Pero, ¿a partir de qué edad es conveniente que los pequeños aprendan a nadar? ¿Cómo lograr que no tengan miedo al agua para no impedir el correcto y temprano aprendizaje? Los padres se hacen estas y otras preguntas, sobre todo cuando van muy ilusionados a la playa y al intentar bañarse con sus bebés en el mar por primera vez, estos rompen a llorar y ponen su grito en el cielo.
El ahogamiento es la segunda causa de muerte accidental en menores de 14 años Según Moisés Gosálvez, director de la Escuela Nacional de Entrenadores de la Real Federación Española de Natación, el acercamiento al agua tiene que ser progresivo y debe comenzar desde que el bebé nace, con sus primeros baños en la bañera para que experimente un medio diferente, su temperatura, las sensaciones... Pero hay que ser realistas «si lo que se persigue es un objetivo de supervivencia en el agua, hay que asumir que, normalmente, hasta la edad de los dos o tres años no se logrará –explica–, ya que el propio desarrollo evolutivo y las capacidades motrices hasta esa edad van a hacer difícil un aprendizaje más tempreano». Recomienda, por ello, que los padres no tengan prisa, y que entiendan que cada niño lleva su propio ritmo. «Las comparaciones con lo que hacen y avanzan otros pequeños son odiosas», asegura.
Primeros contactos
Como especialista en el tema, Gosálvez, asegura que si es el primer verano del bebé, lo mejor es optar por introducirle inicialmente en una piscina hinchable, que tiene menos agua y le permite estar sentado bajo vigilancia, y a una temperatura de unos 30 grados aproximadamente para que no se sienta incómodo.
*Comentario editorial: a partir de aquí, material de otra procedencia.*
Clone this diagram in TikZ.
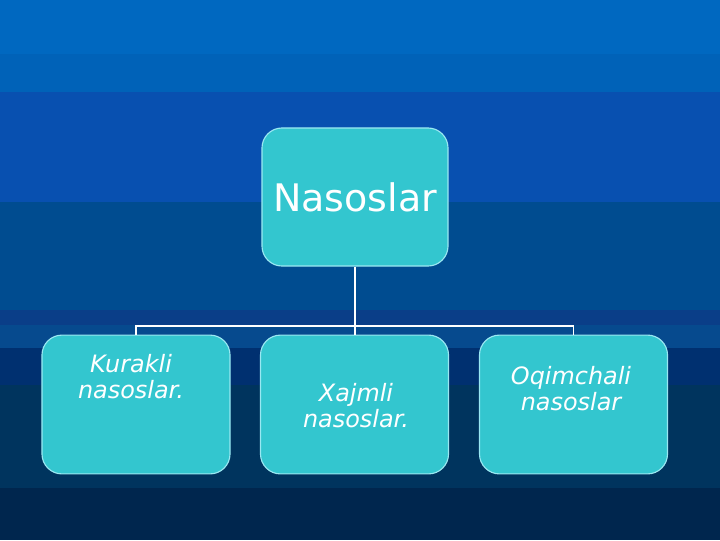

Para que la experiencia sea divertida es conveniente ofrecerle materiales pedagógicos.Posteriormente, la etapa que comprende desde el nacimiento hasta los tres años, debe ser de aproximación y descubrimiento. «Es fundamental el papel de los padres, sobre todo durante el primer año para que el bebé comience a sentir, percibir y conocer las sensaciones del agua en contacto con su cuerpo, incluyendo las zonas más sensibles como ojos, nariz, boca, etc., porque muchos padres se ponen nerviosos cuando a sus hijos les cae agua por los ojos». Añade que el agua debe presentarse como un elemento nuevo, agradable y divertido lleno de posibilidades para sentirse bien. Se consigue manteniéndoles con puntos de apoyo (axilas, cintura, tronco...) y ofreciéndoles materiales para jugar. Es momento de que los padres aprovechen para establecer con sus hijos una atención afectiva que les transmitan calma, seguridad y confianza.
Durante el primer año, el niño debe buscar control corporal y equilibrio acuático con pequeños deplazamientos o giros. Hacia los dos años, ya tienen mayor tono muscular y control respiratorio y serán ellos mismos los que decidirán introducirse en el agua consiguiendo desplazamientos globales (sin sacar los brazos del agua) o subacuáticos (buceando). «En esta etapa se le pueden ofrecer elementos de flotación como pueden ser los churros, colchonetas o similares siempre que no se conviertan en dependientes del material y que les permitan el movimiento de brazos y piernas; también es aconsejable material de tipo recreativo que aporte la dosis de imaginación o creatividad en los niños (aros, muñecos, cubos...) según la edad en que se encuentren.
A los tres años adquieren mayor control de su cuerpo en el agua y pasan de acciones sencillas a otras con mayor dificultad como saltos y volteretas. Ya están más familiarizados con el medio y tienen más habilidades. «Es el momento de plantearle actividades que conlleven a los niños conseguir esa autonomía de movimiento que culmine con el total dominio del medio acuático –explica Gosálvez–. En esta etapa se utiliza el juego como hilo conductor de la actividad respetando su ritmo de maduración y sin quemar etapas. No hay que tener prisa, uno de los mayores errores de los padres. Entre los dos y tres años podrá “soltarse” a nadar, dependerá de cada niño y de si, además, su aprendizaje ha estado apoyado por profesionales de la natación».